**Prompt**
Return every line below as is, leaving out the pictures.
***
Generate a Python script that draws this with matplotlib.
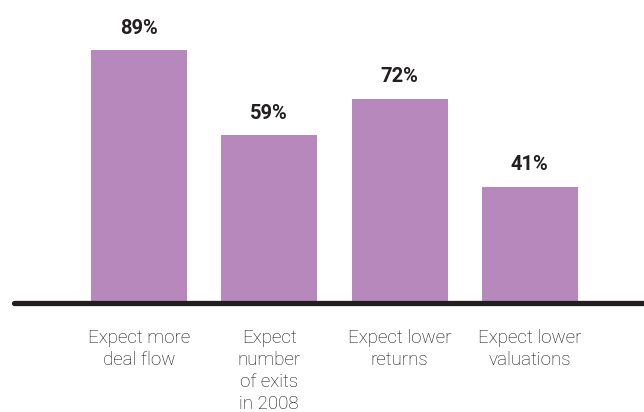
import matplotlib
matplotlib.use("Agg")
import matplotlib.pyplot as plt

categories = [
    "Expect more\ndeal flow",
    "Expect\nnumber\nof exits\nin 2008",
    "Expect lower\nreturns",
    "Expect lower\nvaluations",
]
values = [89, 59, 72, 41]

bar_color = "#b788bc"
line_color = "#231f20"

fig = plt.figure(figsize=(6.44, 4.12), dpi=100)
ax = fig.add_axes([12 / 644, 109 / 412, 632 / 644, 303 / 412])

x = list(range(len(values)))
ax.bar(x, values, width=0.737, color=bar_color, zorder=2)

for xi, v in zip(x, values):
    ax.annotate(f"{v}%", (xi, v), xytext=(0, 9), textcoords="offset points",
                ha="center", va="bottom", fontsize=14.5, fontweight="bold",
                family="Roboto", color="#231f20")

for xi, label in zip(x, categories):
    ax.annotate(label, (xi, 0), xytext=(0, -19), textcoords="offset points",
                ha="center", va="top", fontsize=13.5, fontweight="light",
                family="Roboto", color="#111111", linespacing=1.28)

ax.plot([-0.96, 3.876], [0, 0], color=line_color, linewidth=3.8,
        solid_capstyle="round", clip_on=False, zorder=3)

ax.set_xlim(-0.975, 3.876)
ax.set_ylim(0, 106.7)
ax.axis("off")

fig.savefig("out.png", dpi=100)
***
**Answer to this task**
Generate a Python script that draws this with matplotlib.
import matplotlib
matplotlib.use("Agg")
import matplotlib.pyplot as plt

categories = [
    "Expect more\ndeal flow",
    "Expect\nnumber\nof exits\nin 2008",
    "Expect lower\nreturns",
    "Expect lower\nvaluations",
]
values = [89, 59, 72, 41]

bar_color = "#b788bc"
line_color = "#231f20"

fig = plt.figure(figsize=(6.44, 4.12), dpi=100)
ax = fig.add_axes([12 / 644, 109 / 412, 632 / 644, 303 / 412])

x = list(range(len(values)))
ax.bar(x, values, width=0.737, color=bar_color, zorder=2)

for xi, v in zip(x, values):
    ax.annotate(f"{v}%", (xi, v), xytext=(0, 9), textcoords="offset points",
                ha="center", va="bottom", fontsize=14.5, fontweight="bold",
                family="Roboto", color="#231f20")

for xi, label in zip(x, categories):
    ax.annotate(label, (xi, 0), xytext=(0, -19), textcoords="offset points",
                ha="center", va="top", fontsize=13.5, fontweight="light",
                family="Roboto", color="#111111", linespacing=1.28)

ax.plot([-0.96, 3.876], [0, 0], color=line_color, linewidth=3.8,
        solid_capstyle="round", clip_on=False, zorder=3)

ax.set_xlim(-0.975, 3.876)
ax.set_ylim(0, 106.7)
ax.axis("off")

fig.savefig("out.png", dpi=100)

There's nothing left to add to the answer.